Accusés de collusion avec les entrepreneurs dans l'adjudication des contrats du ministère des Transports, les fonctionnaires s'insurgent: les patrons sont bien mieux en mesure que les syndiqués de divulguer des données stratégiques aux firmes de génie-conseil.

Dans son rapport, Jacques Duchesneau recommande que les ingénieurs du Ministère soient soumis à «une clause renforcée interdisant de s'associer de quelque façon que ce soit à une firme ou une entreprise faisant affaire avec le Ministère pour une période de deux années». On demanderait à ceux qui partent à la retraite de signer des engagements de confidentialité pour prévenir tout favoritisme et restreindre les départs.

Dans une sortie incisive, hier, Lucie Martineau, présidente du Syndicat des fonctionnaires provinciaux, a rappelé que, dans les dernières années, pas moins de neuf sous-ministres et sous-ministres adjoints du ministère des Transports ont été embauchés par de grandes firmes de génie-conseil comme Genivar, Dessau, BPR et Roche. À cela s'ajoutent une vingtaine d'anciens cadres passés eux aussi au privé. «Les gens ont le droit de travailler, mais il devrait y avoir des clauses de confidentialité», soutient-elle.

La sous-traitance est devenue la règle, au Ministère. Depuis 1990, le nombre d'ouvriers permanents a été réduit de 10 000 à 800 (plus 2000 «saisonniers»). Pourtant, Québec paie deux fois plus cher pour les employés des sous-traitants. Ces pratiques débouchent sur des horreurs administratives. «Un contrat est passé de 255 000$ à 450 000$ pour surveiller 650 mètres de route en Abitibi», relève Mme Martineau.

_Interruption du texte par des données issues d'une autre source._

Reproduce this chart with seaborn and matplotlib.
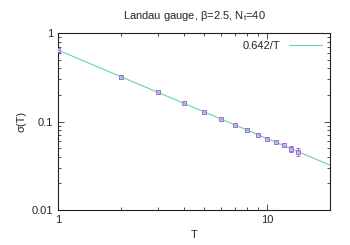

Le Ministère a perdu son expertise. «Les firmes qui exécutent les mandats se vérifient elles-mêmes. Attachez-moi, quelqu'un, cela n'a pas de sens!», a clamé la syndicaliste.

L'Ordre des ingénieurs du Québec dénonce aussi le manque de personnel au Ministère pour contrôler les chantiers et la facturation de différents «extras».

Mme Martineau ajoute que le ministre des Transports, Pierre Moreau, se trompe quand il affirme que tous les dépassements sont autorisés par la sous-ministre. Les «extras» qui ne dépassent pas 10% du contrat sont décidés localement, tout comme les changements dans les quantités de gravier, de ciment ou de bitume.

Le Syndicat des professionnels du gouvernement du Québec (12 000 membres) «n'exclut pas la possibilité» que certains de ses membres «puissent être impliqués dans le trafic d'influence», dit son président, Gilles Dussault. «Mais cela ne touche pas des exécutants syndiqués. On parle plus de la gestion supérieure des ministères pour ces irrégularités», insiste-t-il. L'embauche de hauts fonctionnaires par des entrepreneurs après leur retraite «dispose à des relations incestueuses», observe-t-il.